### YOUR OBJECTIVE
Starting at the first line of the data, please print exactly those lines through the one that holds "minimum width=211, minimum", omitting every picture.

### GIVEN DATA
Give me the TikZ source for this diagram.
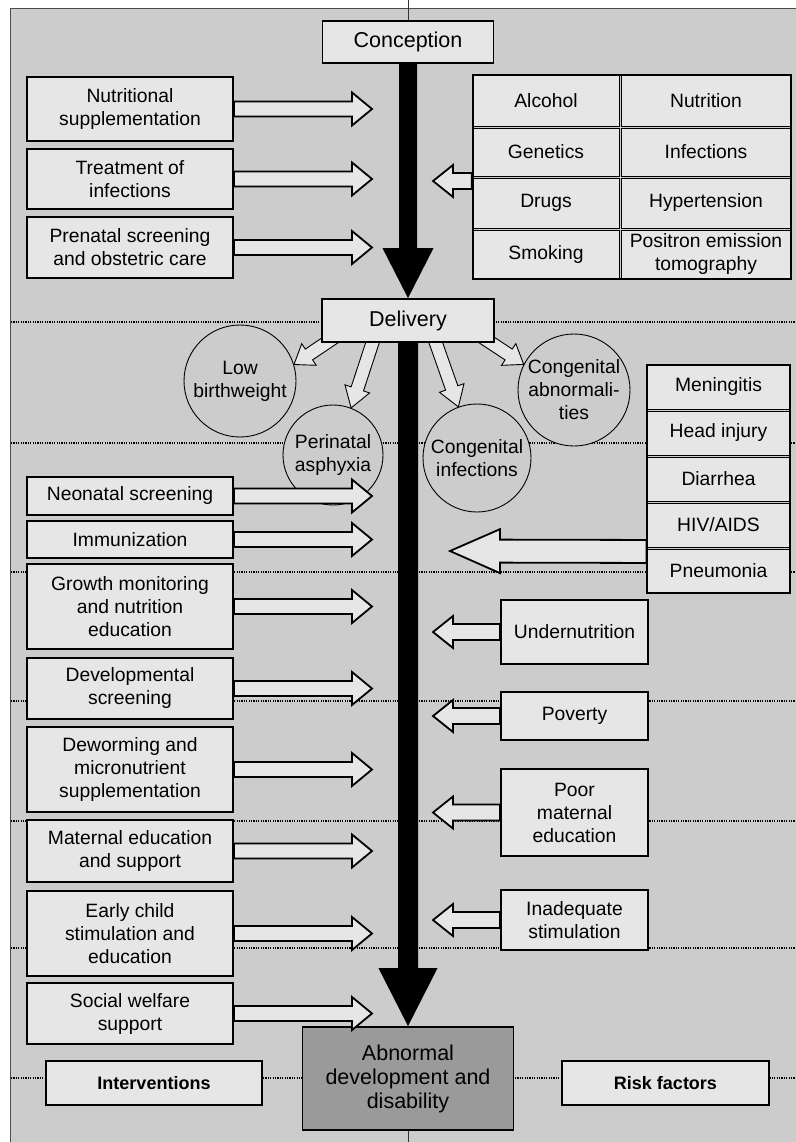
\documentclass[tikz,border=0pt]{standalone}
\usepackage{fontspec}
\setmainfont{Liberation Sans}
\usetikzlibrary{calc}
\pgfdeclarelayer{back}
\pgfdeclarelayer{mid}
\pgfsetlayers{back,mid,main}
\definecolor{bggray}{HTML}{CCCCCC}
\definecolor{boxgray}{HTML}{E6E6E6}
\definecolor{darkbox}{HTML}{9A9A9A}
% hollow block arrow: [style]{start}{tip}{shaft half}{head half}{head length}
\newcommand{\harrow}[6][]{%
  \coordinate (hA) at (#2);
  \coordinate (hB) at (#3);
  \coordinate (hH) at ($(hB)!#6!(hA)$);
  \draw[#1] ($(hA)!#4!90:(hB)$) -- ($(hH)!#4!90:(hB)$) -- ($(hH)!#5!90:(hB)$) -- (hB)
    -- ($(hH)!#5!-90:(hB)$) -- ($(hH)!#4!-90:(hB)$) -- ($(hA)!#4!-90:(hB)$) -- cycle;
}
\begin{document}
\begin{tikzpicture}[x=1pt,y=-1pt,
  txt/.style={font=\fontsize{19.3}{23}\selectfont},
  box/.style={txt, draw=black, line width=1.8pt, fill=boxgray, inner sep=0pt, align=center},
  bigbox/.style={box, font=\fontsize{21.5}{24}\selectfont},
  labbox/.style={box, line width=2.2pt, font=\fontsize{18}{21}\selectfont\bfseries},
  cell/.style={txt, draw=black, line width=0.9pt, fill=boxgray, inner sep=0pt, align=center},
  frame/.style={draw=black, line width=2.6pt, fill=none, inner sep=0pt},
  circ/.style={txt, circle, draw=black, line width=0.9pt, fill=bggray, inner sep=0pt, align=center},
  harr/.style={draw=black, line width=1.8pt, fill=boxgray, line join=miter},
  tharr/.style={draw=black, line width=0.9pt, fill=boxgray, line join=miter},
  blk/.style={fill=black, draw=none},
  dots/.style={line width=1.2pt, dash pattern=on 1.1pt off 1.3pt, black},
]
\useasboundingbox (0,0) rectangle (795,1142);

% ---------- nodes ----------
\node[bigbox, minimum width=171, minimum height=42] (conc) at (408,42) {Conception};
\node[bigbox, minimum width=172, minimum height=43] (deliv) at (408,320.5) {Delivery};
\node[bigbox, fill=darkbox, minimum width=211, minimum height=103] (abn) at (408,1078.5) {Abnormal\\development and\\disability};

% interventions
\node[box, minimum width=206, minimum height=64] (nut) at (130,109) {Nutritional\\supplementation};
\node[box, minimum width=206, minimum height=60] (treat) at (130,179) {Treatment of\\infections};
\node[box, minimum width=206, minimum height=61] (pren) at (130,247.5) {Prenatal screening\\and obstetric care};
\node[box, minimum width=206, minimum height=38] (neo) at (130,496) {Neonatal screening};
\node[box, minimum width=206, minimum height=37] (imm) at (130,539.5) {Immunization};
\node[box, minimum width=206, minimum height=85] (grow) at (130,606.5) {Growth monitoring\\and nutrition\\education};
\node[box, minimum width=206, minimum height=61] (devs) at (130,688.5) {Developmental\\screening};
\node[box, minimum width=206, minimum height=85] (dewo) at (130,769.5) {Deworming and\\micronutrient\\supplementation};
\node[box, minimum width=206, minimum height=62] (mate) at (130,851) {Maternal education\\and support};
\node[box, minimum width=206, minimum height=85] (earl) at (130,933.5) {Early child\\stimulation and\\education};
\node[box, minimum width=206, minimum height=61] (soci) at (130,1013.5) {Social welfare\\support};
\node[labbox, minimum width=216, minimum height=44] (interv) at (154,1083) {Interventions};

% risk factor grid
\node[cell, minimum width=146, minimum height=51] (g11) at (546,100.5) {Alcohol};
\node[cell, minimum width=170, minimum height=51] (g12) at (706,100.5) {Nutrition};
\node[cell, minimum width=146, minimum height=48] (g21) at (546,152) {Genetics};
\node[cell, minimum width=170, minimum height=48] (g22) at (706,152) {Infections};
\node[cell, minimum width=146, minimum height=50] (g31) at (546,203) {Drugs};
\node[cell, minimum width=170, minimum height=50] (g32) at (706,203) {Hypertension};
\node[cell, minimum width=146, minimum height=49] (g41) at (546,254.5) {Smoking};
\node[cell, minimum width=170, minimum height=49] (g42) at (706,254.5) {Positron emission\\tomography};
\node[frame, minimum width=318, minimum height=204] (grid) at (632,177) {};

% postnatal risk column
\node[cell, minimum width=143, minimum height=44] (m1) at (718.5,387) {Meningitis};
\node[cell, minimum width=143, minimum height=44] (m2) at (718.5,433) {Head injury};
\node[cell, minimum width=143, minimum height=44] (m3) at (718.5,479) {Diarrhea};
\node[cell, minimum width=143, minimum height=44] (m4) at (718.5,525) {HIV/AIDS};
\node[cell, minimum width=143, minimum height=44] (m5) at (718.5,571) {Pneumonia};
\node[frame, minimum width=143, minimum height=228] (mcol) at (718.5,479) {};

% right risk boxes
\node[box, minimum width=147, minimum height=64] (under) at (574.5,632) {Undernutrition};
\node[box, minimum width=147, minimum height=48] (pov) at (574.5,716) {Poverty};
\node[box, minimum width=147, minimum height=87] (poor) at (574.5,812.5) {Poor\\maternal\\education};
\node[box, minimum width=147, minimum height=60] (inad) at (574.5,920) {Inadequate\\stimulation};
\node[labbox, minimum width=207, minimum height=44] (risk) at (665.5,1083) {Risk factors};

% birth outcome circles
\node[circ, minimum size=112] (lbw) at (240,381) {Low\\birthweight};
\node[circ, minimum size=100] (peri) at (333,455) {Perinatal\\asphyxia};
\node[circ, minimum size=108] (cinf) at (477,458) {Congenital\\infections};
\node[circ, minimum size=112] (cabn) at (574,390) {Congenital\\abnormali-\\ties};

% ---------- background ----------
\begin{pgfonlayer}{back}
  \fill[bggray, draw=black!70, line width=1pt] (10,9) rectangle (805,1150);
  \foreach \yy in {322,443,572,701,821,948,1078}
    \draw[dots] (11,\yy) -- (795,\yy);
  \draw[black!80, line width=1pt] (408,0) -- (conc.north);
  \draw[black!80, line width=1pt] (abn.south) -- (408,1142);
\end{pgfonlayer}

% ---------- main flow and delivery arrows ----------
\begin{pgfonlayer}{mid}
  \harrow[blk]{conc.south}{deliv.north}{9pt}{25.5pt}{50pt}
  \harrow[blk]{deliv.south}{abn.north}{10pt}{29.5pt}{58pt}
  \coordinate (s1) at (344,331);
  \coordinate (s2) at (376,332);
  \coordinate (s3) at (432,332);
  \coordinate (s4) at (476,333);
  \harrow[tharr]{s1}{lbw.17}{6.5pt}{13pt}{18pt}
  \harrow[tharr]{s2}{peri.69}{6.5pt}{13pt}{20pt}
  \harrow[tharr]{s3}{cinf.110}{6.5pt}{13pt}{20pt}
  \harrow[tharr]{s4}{cabn.153}{6.5pt}{13pt}{18pt}
\end{pgfonlayer}

% ---------- intervention arrows ----------
\coordinate (tipL) at (372,0);
\foreach \n in {nut,treat,pren,neo,imm,grow,devs,dewo,mate,earl,soci}
  {\harrow[harr]{\n.east}{\n.east -| tipL}{7.5pt}{16.5pt}{20pt}}

% ---------- risk arrows ----------
\coordinate (tipR) at (433,0);
\foreach \n in {under,pov,poor,inad}
  {\harrow[harr]{\n.west}{\n.west -| tipR}{8pt}{16pt}{20pt}}
\coordinate (gstart) at ([yshift=-4pt]grid.west);
\harrow[harr]{gstart}{gstart -| tipR}{8pt}{16pt}{20pt}
\coordinate (mstart) at ([yshift=-4pt]m4.south west);
\coordinate (mtip) at (450,551);
\harrow[harr]{mstart}{mtip}{11.5pt}{22pt}{50pt}
\end{tikzpicture}
\end{document}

### TASK ANSWER
Give me the TikZ source for this diagram.
\documentclass[tikz,border=0pt]{standalone}
\usepackage{fontspec}
\setmainfont{Liberation Sans}
\usetikzlibrary{calc}
\pgfdeclarelayer{back}
\pgfdeclarelayer{mid}
\pgfsetlayers{back,mid,main}
\definecolor{bggray}{HTML}{CCCCCC}
\definecolor{boxgray}{HTML}{E6E6E6}
\definecolor{darkbox}{HTML}{9A9A9A}
% hollow block arrow: [style]{start}{tip}{shaft half}{head half}{head length}
\newcommand{\harrow}[6][]{%
  \coordinate (hA) at (#2);
  \coordinate (hB) at (#3);
  \coordinate (hH) at ($(hB)!#6!(hA)$);
  \draw[#1] ($(hA)!#4!90:(hB)$) -- ($(hH)!#4!90:(hB)$) -- ($(hH)!#5!90:(hB)$) -- (hB)
    -- ($(hH)!#5!-90:(hB)$) -- ($(hH)!#4!-90:(hB)$) -- ($(hA)!#4!-90:(hB)$) -- cycle;
}
\begin{document}
\begin{tikzpicture}[x=1pt,y=-1pt,
  txt/.style={font=\fontsize{19.3}{23}\selectfont},
  box/.style={txt, draw=black, line width=1.8pt, fill=boxgray, inner sep=0pt, align=center},
  bigbox/.style={box, font=\fontsize{21.5}{24}\selectfont},
  labbox/.style={box, line width=2.2pt, font=\fontsize{18}{21}\selectfont\bfseries},
  cell/.style={txt, draw=black, line width=0.9pt, fill=boxgray, inner sep=0pt, align=center},
  frame/.style={draw=black, line width=2.6pt, fill=none, inner sep=0pt},
  circ/.style={txt, circle, draw=black, line width=0.9pt, fill=bggray, inner sep=0pt, align=center},
  harr/.style={draw=black, line width=1.8pt, fill=boxgray, line join=miter},
  tharr/.style={draw=black, line width=0.9pt, fill=boxgray, line join=miter},
  blk/.style={fill=black, draw=none},
  dots/.style={line width=1.2pt, dash pattern=on 1.1pt off 1.3pt, black},
]
\useasboundingbox (0,0) rectangle (795,1142);

% ---------- nodes ----------
\node[bigbox, minimum width=171, minimum height=42] (conc) at (408,42) {Conception};
\node[bigbox, minimum width=172, minimum height=43] (deliv) at (408,320.5) {Delivery};
\node[bigbox, fill=darkbox, minimum width=211, minimum height=103] (abn) at (408,1078.5) {Abnormal\\development and\\disability};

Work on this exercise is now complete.